▸ What the task asks
Without the pictures, set down the records below word for word.

▸ Available records
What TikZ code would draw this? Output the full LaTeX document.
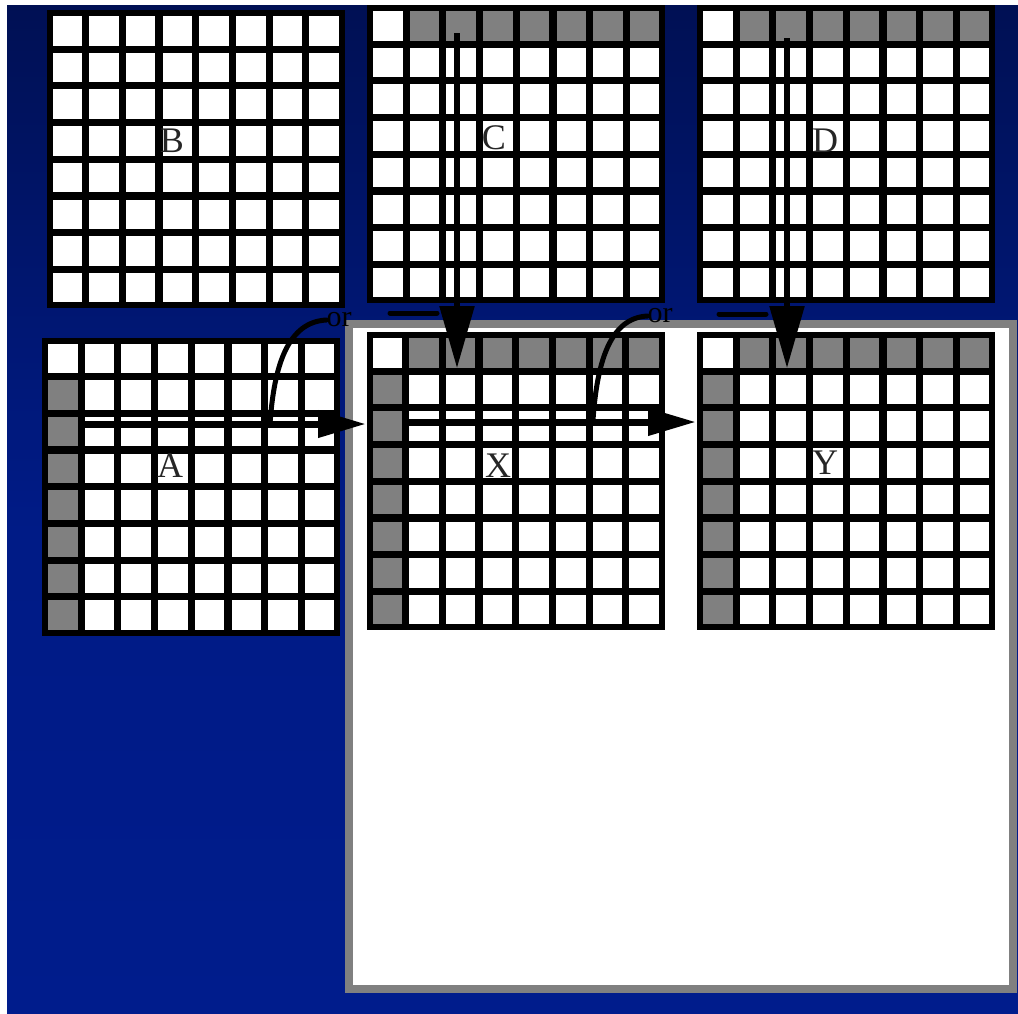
\documentclass[tikz,border=0pt]{standalone}
\usepackage{fontspec}
\setmainfont{Liberation Serif}
\usetikzlibrary{arrows.meta}
\definecolor{bgtop}{RGB}{0,16,84}
\definecolor{bgbot}{RGB}{0,28,140}
\definecolor{cellgray}{RGB}{128,128,128}
\definecolor{panelgray}{RGB}{128,128,128}
\tikzset{
  gridbox/.style={fill=black, minimum width=298pt, minimum height=298pt, inner sep=0pt, outer sep=0pt},
  lab/.style={font=\fontsize{36}{36}\selectfont, inner sep=0pt, text=black!85},
  ortext/.style={font=\fontsize{30}{30}\selectfont, inner sep=0pt, text=black},
  vshaft/.style={line width=5.5pt, -{Triangle[length=62pt,width=34pt]}},
  hshaft/.style={line width=7pt, -{Triangle[length=48pt,width=26pt]}},
  orcurve/.style={line width=5pt, line cap=round},
  bar/.style={line width=5pt, line cap=round},
}
\newcommand\cellgrid[4]{%
  \node[gridbox] (#1) at (#2,#3) {};
  \begin{scope}[shift={(#1.north west)}]
    \foreach \i in {0,...,7}{
      \foreach \j in {0,...,7}{
        \pgfmathtruncatemacro\gg{((#4==1)+(#4==3))*(\j==0)*(\i>0)+((#4==2)+(#4==3))*(\i==0)*(\j>0)}
        \ifnum\gg>0 \def\cc{cellgray}\else\def\cc{white}\fi
        \fill[\cc] (6+\i*36.7, 6+\j*36.7) rectangle ++(29.5,29.5);
      }
    }
  \end{scope}
}
\begin{document}
\begin{tikzpicture}[x=1pt,y=-1pt]
\useasboundingbox (0,0) rectangle (1018,1013);
\shade[top color=bgtop, bottom color=bgbot, middle color=bgbot!88!bgtop] (7,5) rectangle (1018,1013);
% panel
\node[draw=panelgray, fill=white, line width=8pt, minimum width=664pt, minimum height=665pt, inner sep=0pt] (panel) at (681,656.5) {};
% grids
\cellgrid{B}{195.5}{159}{0}
\cellgrid{C}{516}{154}{1}
\cellgrid{D}{846}{154}{1}
\cellgrid{A}{191}{486.5}{2}
\cellgrid{X}{515.5}{481}{3}
\cellgrid{Y}{846}{481}{3}
% labels
\node[lab] (lB) at (172,141) {B};
\node[lab] (lC) at (494,138) {C};
\node[lab] (lD) at (825,141) {D};
\node[lab] (lA) at (170,466) {A};
\node[lab] (lX) at (498,466) {X};
\node[lab] (lY) at (825,463) {Y};
% arrow endpoints
\coordinate (c1) at (457,33);
\coordinate (x1) at (457,368);
\coordinate (d1) at (787,38);
\coordinate (y1) at (787,368);
\coordinate (a2) at (85,424);
\coordinate (x2) at (366,424);
\coordinate (x3) at (408,422);
\coordinate (y3) at (696,422);
\draw[vshaft] (c1) -- (x1);
\draw[vshaft] (d1) -- (y1);
\draw[hshaft] (a2) -- (x2);
\draw[hshaft] (x3) -- (y3);
% short bars
\coordinate (b1s) at (390,313);
\coordinate (b1e) at (437,313);
\coordinate (b2s) at (719,314);
\coordinate (b2e) at (766,314);
\draw[bar] (b1s) -- (b1e);
\draw[bar] (b2s) -- (b2e);
% or
\node[ortext] (or1) at (339,320) {or};
\node[ortext] (or2) at (660,316) {or};
\coordinate (o1s) at (270,424);
\coordinate (o2s) at (593,420);
\draw[orcurve] (o1s) .. controls (274,365) and (288,322) .. (or1.west);
\draw[orcurve] (o2s) .. controls (597,362) and (610,318) .. (or2.west);
\end{tikzpicture}
\end{document}
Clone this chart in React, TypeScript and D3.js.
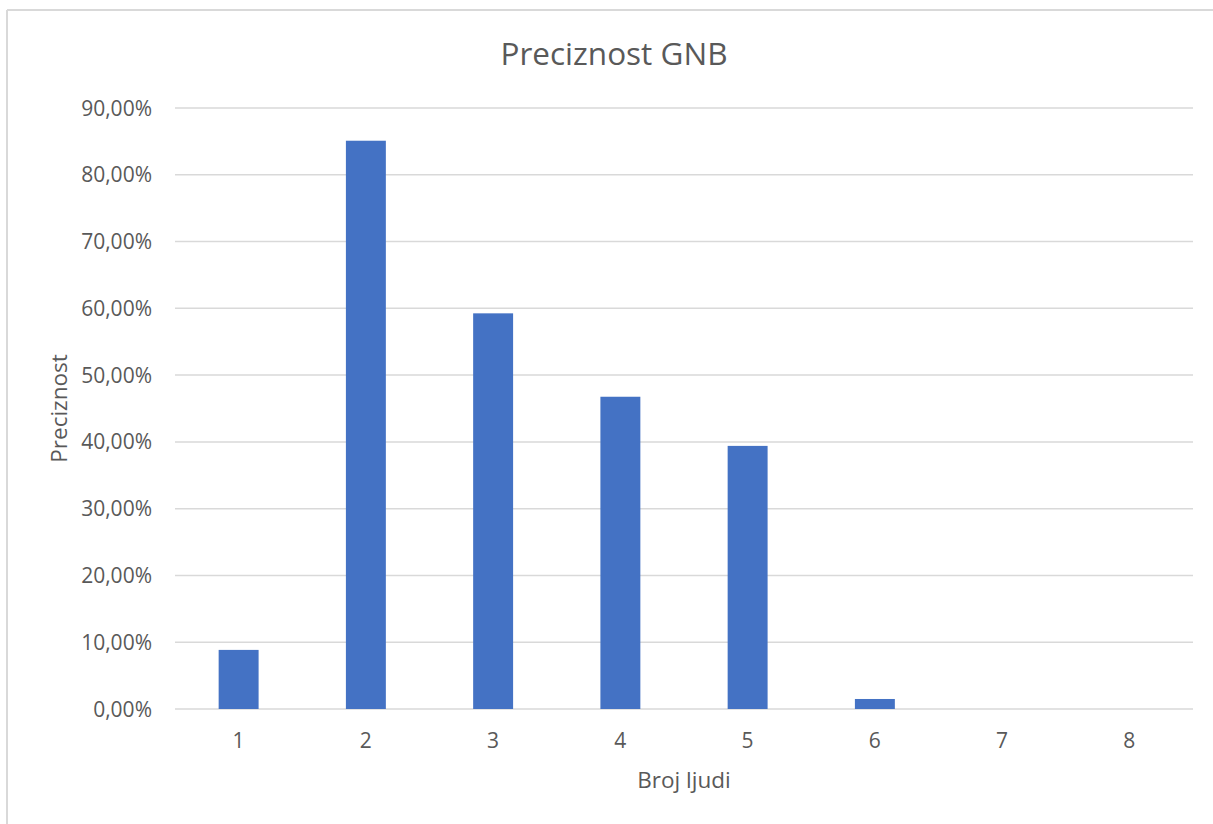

▸ Task answer
What TikZ code would draw this? Output the full LaTeX document.
\documentclass[tikz,border=0pt]{standalone}
\usepackage{fontspec}
\setmainfont{Liberation Serif}
\usetikzlibrary{arrows.meta}
\definecolor{bgtop}{RGB}{0,16,84}
\definecolor{bgbot}{RGB}{0,28,140}
\definecolor{cellgray}{RGB}{128,128,128}
\definecolor{panelgray}{RGB}{128,128,128}
\tikzset{
  gridbox/.style={fill=black, minimum width=298pt, minimum height=298pt, inner sep=0pt, outer sep=0pt},
  lab/.style={font=\fontsize{36}{36}\selectfont, inner sep=0pt, text=black!85},
  ortext/.style={font=\fontsize{30}{30}\selectfont, inner sep=0pt, text=black},
  vshaft/.style={line width=5.5pt, -{Triangle[length=62pt,width=34pt]}},
  hshaft/.style={line width=7pt, -{Triangle[length=48pt,width=26pt]}},
  orcurve/.style={line width=5pt, line cap=round},
  bar/.style={line width=5pt, line cap=round},
}
\newcommand\cellgrid[4]{%
  \node[gridbox] (#1) at (#2,#3) {};
  \begin{scope}[shift={(#1.north west)}]
    \foreach \i in {0,...,7}{
      \foreach \j in {0,...,7}{
        \pgfmathtruncatemacro\gg{((#4==1)+(#4==3))*(\j==0)*(\i>0)+((#4==2)+(#4==3))*(\i==0)*(\j>0)}
        \ifnum\gg>0 \def\cc{cellgray}\else\def\cc{white}\fi
        \fill[\cc] (6+\i*36.7, 6+\j*36.7) rectangle ++(29.5,29.5);
      }
    }
  \end{scope}
}
\begin{document}
\begin{tikzpicture}[x=1pt,y=-1pt]
\useasboundingbox (0,0) rectangle (1018,1013);
\shade[top color=bgtop, bottom color=bgbot, middle color=bgbot!88!bgtop] (7,5) rectangle (1018,1013);
% panel
\node[draw=panelgray, fill=white, line width=8pt, minimum width=664pt, minimum height=665pt, inner sep=0pt] (panel) at (681,656.5) {};
% grids
\cellgrid{B}{195.5}{159}{0}
\cellgrid{C}{516}{154}{1}
\cellgrid{D}{846}{154}{1}
\cellgrid{A}{191}{486.5}{2}
\cellgrid{X}{515.5}{481}{3}
\cellgrid{Y}{846}{481}{3}
% labels
\node[lab] (lB) at (172,141) {B};
\node[lab] (lC) at (494,138) {C};
\node[lab] (lD) at (825,141) {D};
\node[lab] (lA) at (170,466) {A};
\node[lab] (lX) at (498,466) {X};
\node[lab] (lY) at (825,463) {Y};
% arrow endpoints
\coordinate (c1) at (457,33);
\coordinate (x1) at (457,368);
\coordinate (d1) at (787,38);
\coordinate (y1) at (787,368);
\coordinate (a2) at (85,424);
\coordinate (x2) at (366,424);
\coordinate (x3) at (408,422);
\coordinate (y3) at (696,422);
\draw[vshaft] (c1) -- (x1);
\draw[vshaft] (d1) -- (y1);
\draw[hshaft] (a2) -- (x2);
\draw[hshaft] (x3) -- (y3);
% short bars
\coordinate (b1s) at (390,313);
\coordinate (b1e) at (437,313);
\coordinate (b2s) at (719,314);
\coordinate (b2e) at (766,314);
\draw[bar] (b1s) -- (b1e);
\draw[bar] (b2s) -- (b2e);
% or
\node[ortext] (or1) at (339,320) {or};
\node[ortext] (or2) at (660,316) {or};
\coordinate (o1s) at (270,424);
\coordinate (o2s) at (593,420);
\draw[orcurve] (o1s) .. controls (274,365) and (288,322) .. (or1.west);
\draw[orcurve] (o2s) .. controls (597,362) and (610,318) .. (or2.west);
\end{tikzpicture}
\end{document}
Clone this chart in React, TypeScript and D3.js.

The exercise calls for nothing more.